## Start Records shown
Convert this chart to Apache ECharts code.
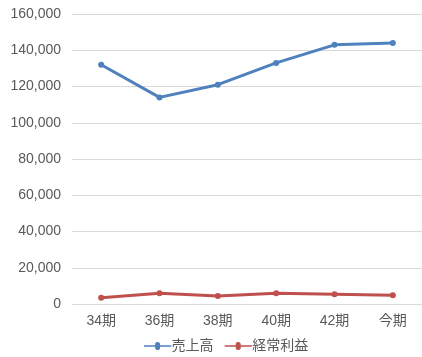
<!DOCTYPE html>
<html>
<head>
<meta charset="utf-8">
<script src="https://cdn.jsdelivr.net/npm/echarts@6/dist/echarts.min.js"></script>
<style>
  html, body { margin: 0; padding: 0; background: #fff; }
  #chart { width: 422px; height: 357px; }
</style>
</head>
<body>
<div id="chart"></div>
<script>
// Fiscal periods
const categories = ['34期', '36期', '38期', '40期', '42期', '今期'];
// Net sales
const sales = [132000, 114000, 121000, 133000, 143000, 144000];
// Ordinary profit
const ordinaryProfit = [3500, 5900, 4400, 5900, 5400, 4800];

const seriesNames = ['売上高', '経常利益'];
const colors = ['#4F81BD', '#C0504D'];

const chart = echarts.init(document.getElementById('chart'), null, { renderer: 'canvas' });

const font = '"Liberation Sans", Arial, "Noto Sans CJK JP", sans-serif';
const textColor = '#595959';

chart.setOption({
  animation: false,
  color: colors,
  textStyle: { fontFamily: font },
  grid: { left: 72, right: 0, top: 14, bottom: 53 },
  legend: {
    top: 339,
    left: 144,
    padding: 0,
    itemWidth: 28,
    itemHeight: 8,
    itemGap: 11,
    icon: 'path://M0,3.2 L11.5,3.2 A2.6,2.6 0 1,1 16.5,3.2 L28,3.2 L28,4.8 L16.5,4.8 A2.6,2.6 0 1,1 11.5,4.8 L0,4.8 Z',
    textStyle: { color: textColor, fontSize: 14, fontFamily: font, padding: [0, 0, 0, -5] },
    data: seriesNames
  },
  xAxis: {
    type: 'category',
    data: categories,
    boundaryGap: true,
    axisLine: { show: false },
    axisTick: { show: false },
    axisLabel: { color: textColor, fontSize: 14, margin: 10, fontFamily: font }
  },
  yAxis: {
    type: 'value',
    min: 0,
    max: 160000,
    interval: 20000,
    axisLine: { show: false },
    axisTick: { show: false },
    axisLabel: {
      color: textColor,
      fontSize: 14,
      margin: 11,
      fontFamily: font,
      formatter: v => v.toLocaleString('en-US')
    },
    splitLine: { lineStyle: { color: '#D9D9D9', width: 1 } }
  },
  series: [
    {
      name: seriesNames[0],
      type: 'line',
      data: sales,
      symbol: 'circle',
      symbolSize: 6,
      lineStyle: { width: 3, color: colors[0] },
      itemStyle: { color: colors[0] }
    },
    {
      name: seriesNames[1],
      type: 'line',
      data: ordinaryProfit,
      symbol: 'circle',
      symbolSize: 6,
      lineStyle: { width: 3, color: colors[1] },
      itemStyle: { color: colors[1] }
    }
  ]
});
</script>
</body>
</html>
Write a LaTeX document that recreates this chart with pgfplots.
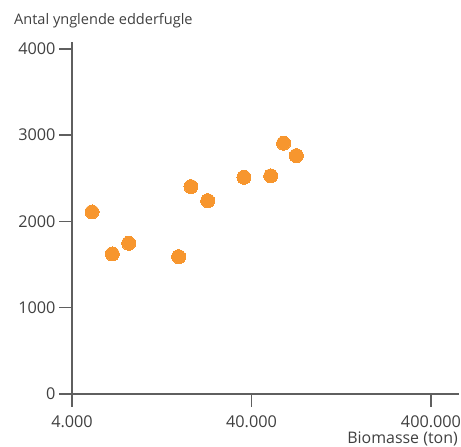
## End Records shown
Work out how many lines of the listing above include "document". Answer with the number and nothing more.

▸ Answer for the task
2